Active-matrix nanocrystalline Si electron emitter array with a function of electronic aberration correction for massively parallel electron beam direct-write lithography: Electron emission and pattern transfer characteristics

Abstract

A planar nanocrystalline silicon (nc-Si) electron emitter array compatible with an active-matrix large-scale integrated (LSI) driving circuit has been developed for massively parallel electron beam direct-write lithography. The electron-emitting part of the device consists of a 50-μm-pitch and 200 × 200 arrays of nc-Si dots fabricated on a Si substrate, and via-first-processed through-silicon-via (TSV) plugs of poly-Si connected with the dots from behind the substrate.

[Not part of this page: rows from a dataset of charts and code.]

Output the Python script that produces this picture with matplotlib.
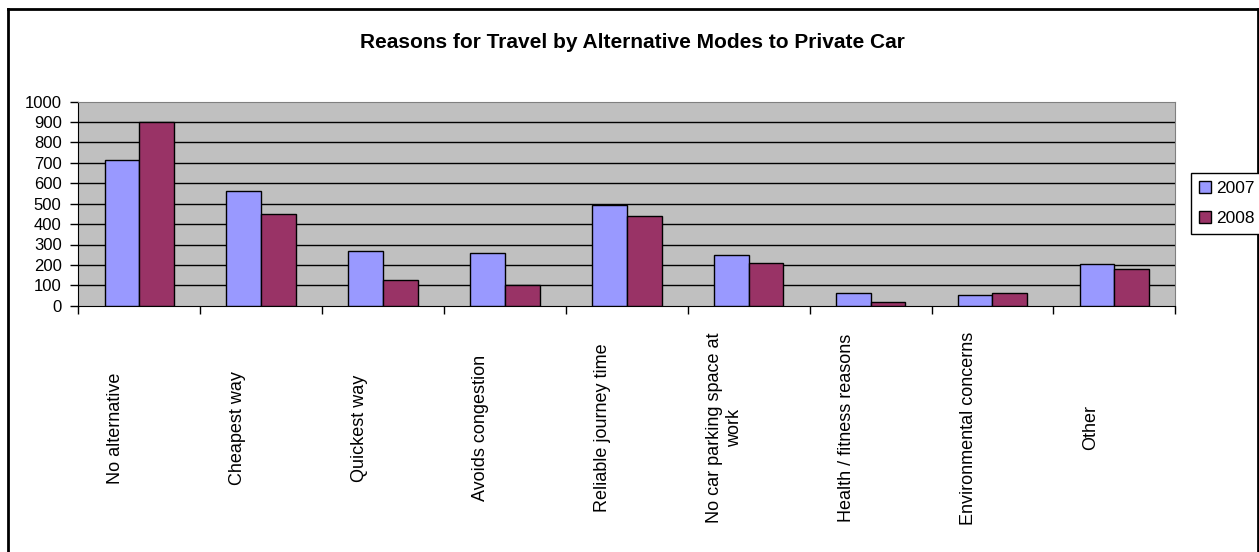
import matplotlib
matplotlib.use("Agg")
import numpy as np
import matplotlib.pyplot as plt
import matplotlib.transforms as mtransforms
from matplotlib.patches import Patch
from matplotlib.lines import Line2D

plt.rcParams['font.family'] = ['Liberation Sans', 'DejaVu Sans']

reasons = ["No alternative", "Cheapest way", "Quickest way", "Avoids congestion",
           "Reliable journey time", "No car parking space at\nwork",
           "Health / fitness reasons", "Environmental concerns", "Other"]
y2007 = [714, 562, 267, 258, 492, 247, 61, 52, 206]
y2008 = [899, 451, 127, 101, 438, 211, 18, 61, 178]
yticks = list(range(0, 1001, 100))

W, H, DPI = 1259, 552, 100
fig = plt.figure(figsize=(W / DPI, H / DPI), dpi=DPI)

# chart area border
for xs, ys in [((7.5, 7.5), (0, H - 9)), ((7.5, 1258), (H - 9, H - 9)), ((1258, 1258), (H - 9, 0))]:
    fig.add_artist(Line2D([x / W for x in xs], [y / H for y in ys], color='black', lw=2,
                          transform=fig.transFigure))

left, right, top, bottom = 78.3, 1175.3, 101.7, 305.7
ax = fig.add_axes([left / W, (H - bottom) / H, (right - left) / W, (bottom - top) / H])
ax.set_facecolor('#C0C0C0')

n = len(reasons)
x = np.arange(n) + 0.5
bw = 0.285
ax.bar(x - bw / 2, y2007, bw, color='#9999FF', edgecolor='black', lw=1, zorder=3, label='2007')
ax.bar(x + bw / 2, y2008, bw, color='#993366', edgecolor='black', lw=1, zorder=3, label='2008')

ax.set_xlim(0, n)
ax.set_ylim(0, 1000)
ax.set_yticks(yticks)
ax.tick_params(axis='y', labelsize=12, length=6, pad=6, width=1)
for yv in yticks[1:-1]:
    ax.axhline(yv, color='black', lw=1, zorder=1)

ax.set_xticks(np.arange(n + 1))
ax.set_xticklabels([])
ax.tick_params(axis='x', length=6, width=1, color='black')

ax.spines['top'].set_color('#808080')
ax.spines['right'].set_color('#808080')
ax.spines['left'].set_color('black')
ax.spines['bottom'].set_color('black')

# rotated category labels, shifted left of the group centre
trans = mtransforms.blended_transform_factory(ax.transData, fig.transFigure) + \
    mtransforms.ScaledTranslation(-24 / DPI, 0, fig.dpi_scale_trans)
for xi, lab in zip(x, reasons):
    ax.text(xi, (H - 428) / H, lab, rotation=90, ha='center', va='center',
            multialignment='center', fontsize=13, transform=trans)

fig.text(632 / W, (H - 42) / H, "Reasons for Travel by Alternative Modes to Private Car",
         ha='center', va='center', fontsize=15, fontweight='bold')

handles = [Patch(facecolor='#9999FF', edgecolor='black'),
           Patch(facecolor='#993366', edgecolor='black')]
leg = fig.legend(handles, ['2007', '2008'], loc='center left',
                 bbox_to_anchor=(1190.7 / W, (H - 203.3) / H), fontsize=12.5,
                 fancybox=False, edgecolor='black', framealpha=1,
                 handlelength=0.7, handleheight=0.7, handletextpad=0.3,
                 borderpad=0.45, labelspacing=0.85, borderaxespad=0)
leg.get_frame().set_linewidth(1)

fig.savefig("out.png", dpi=DPI)
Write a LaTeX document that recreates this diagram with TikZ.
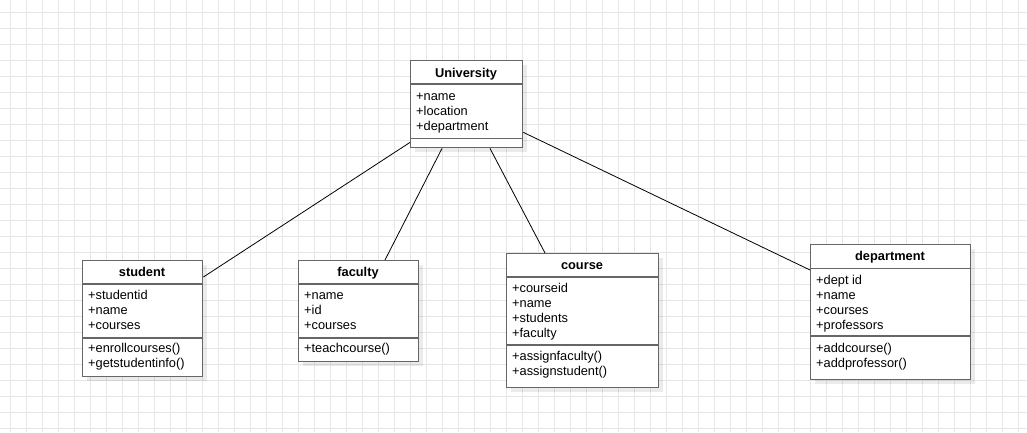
\documentclass[tikz,border=0pt]{standalone}
\usepackage{fontspec}
\setmainfont{Liberation Sans}
\usetikzlibrary{shadows}
\definecolor{gridc}{HTML}{E6E6E6}
\definecolor{boxc}{HTML}{666666}
\begin{document}
\begin{tikzpicture}[x=1pt,y=-1pt,
  gridline/.style={draw=gridc,line width=1pt},
  cls/.style={draw=boxc,line width=1.4pt,fill=white,anchor=north west,inner sep=0pt,
     drop shadow={shadow xshift=4pt,shadow yshift=-4pt,fill=black,opacity=0.08}},
  sepl/.style={draw=boxc,line width=1.4pt},
  hdr/.style={font=\fontsize{12.8}{15}\selectfont\bfseries,inner sep=0pt,text height=9pt,text depth=3pt},
  itm/.style={font=\fontsize{12.8}{15}\selectfont,anchor=west,inner sep=0pt,text height=9pt,text depth=3pt},
  conn/.style={draw=black,line width=0.8pt}]
\useasboundingbox (0,0) rectangle (1027,432);
\fill[white] (0,0) rectangle (1027,432);
\foreach \gx in {10,26,...,1026} \draw[gridline] (\gx,0) -- (\gx,432);
\foreach \gy in {12,28,...,431} \draw[gridline] (0,\gy) -- (1027,\gy);

% University
\node[cls,minimum width=112pt,minimum height=87pt] (uni) at (410,60) {};
\draw[sepl] ([yshift=-24pt]uni.north west) -- ([yshift=-24pt]uni.north east);
\draw[sepl] ([yshift=10pt]uni.south west) -- ([yshift=10pt]uni.south east);
\node[hdr] (unih) at (466,74) {University};
\node[itm] (uni1) at (416,97) {+name};
\node[itm] (uni2) at (416,112) {+location};
\node[itm] (uni3) at (416,127) {+department};

% student
\node[cls,minimum width=120pt,minimum height=116pt] (stu) at (82,260) {};
\draw[sepl] ([yshift=-24pt]stu.north west) -- ([yshift=-24pt]stu.north east);
\draw[sepl] ([yshift=-78pt]stu.north west) -- ([yshift=-78pt]stu.north east);
\node[hdr] (stuh) at (142,273) {student};
\node[itm] (stu1) at (88,296) {+studentid};
\node[itm] (stu2) at (88,311) {+name};
\node[itm] (stu3) at (88,326) {+courses};
\node[itm] (stu4) at (88,349) {+enrollcourses()};
\node[itm] (stu5) at (88,364) {+getstudentinfo()};

% faculty
\node[cls,minimum width=120pt,minimum height=101pt] (fac) at (298,260) {};
\draw[sepl] ([yshift=-24pt]fac.north west) -- ([yshift=-24pt]fac.north east);
\draw[sepl] ([yshift=-78pt]fac.north west) -- ([yshift=-78pt]fac.north east);
\node[hdr] (fach) at (358,273) {faculty};
\node[itm] (fac1) at (304,296) {+name};
\node[itm] (fac2) at (304,311) {+id};
\node[itm] (fac3) at (304,326) {+courses};
\node[itm] (fac4) at (304,349) {+teachcourse()};

% course
\node[cls,minimum width=152pt,minimum height=134pt] (crs) at (506,253) {};
\draw[sepl] ([yshift=-24pt]crs.north west) -- ([yshift=-24pt]crs.north east);
\draw[sepl] ([yshift=-92pt]crs.north west) -- ([yshift=-92pt]crs.north east);
\node[hdr] (crsh) at (582,266) {course};
\node[itm] (crs1) at (512,289) {+courseid};
\node[itm] (crs2) at (512,304) {+name};
\node[itm] (crs3) at (512,319) {+students};
\node[itm] (crs4) at (512,334) {+faculty};
\node[itm] (crs5) at (512,357) {+assignfaculty()};
\node[itm] (crs6) at (512,372) {+assignstudent()};

% department
\node[cls,minimum width=160pt,minimum height=135pt] (dep) at (810,244) {};
\draw[sepl] ([yshift=-24.5pt]dep.north west) -- ([yshift=-24.5pt]dep.north east);
\draw[sepl] ([yshift=-92pt]dep.north west) -- ([yshift=-92pt]dep.north east);
\node[hdr] (deph) at (890,257) {department};
\node[itm] (dep1) at (816,281) {+dept id};
\node[itm] (dep2) at (816,296) {+name};
\node[itm] (dep3) at (816,311) {+courses};
\node[itm] (dep4) at (816,326) {+professors};
\node[itm] (dep5) at (816,349) {+addcourse()};
\node[itm] (dep6) at (816,364) {+addprofessor()};

% connectors
\draw[conn] ([yshift=6pt]uni.south west) -- ([yshift=-17pt]stu.north east);
\draw[conn] ([xshift=32pt]uni.south west) -- ([xshift=87pt]fac.north west);
\draw[conn] ([xshift=80pt]uni.south west) -- ([xshift=39pt]crs.north west);
\draw[conn] ([yshift=16pt]uni.south east) -- ([yshift=-26pt]dep.north west);
\end{tikzpicture}
\end{document}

Tapered emitter-array etching and electrochemical-oxidation with subsequent annealing and super-critical rinsing and drying processes significantly enhanced the electron emission current by improving and stabilizing uniformity and reducing the process temperature. When the emitter array was driven, electrons were effectively injected into the nc-Si layer through the TSV plugs and quasiballistically emitted through the gold surface electrode. The nc-Si emitter responded to the input signal within times of 0.1 μs or less. A 1:1 pattern transfer experiment demonstrated that 5 × 5 subset square patterns selected from the emitter array can be reproduced on an e-beam resist without any distortions or fluctuations, showing that the energy dispersion of the emitted electrons is quite small. The basic concept of electronic aberration correction performed by an active-matrix LSI driving circuit is also discussed.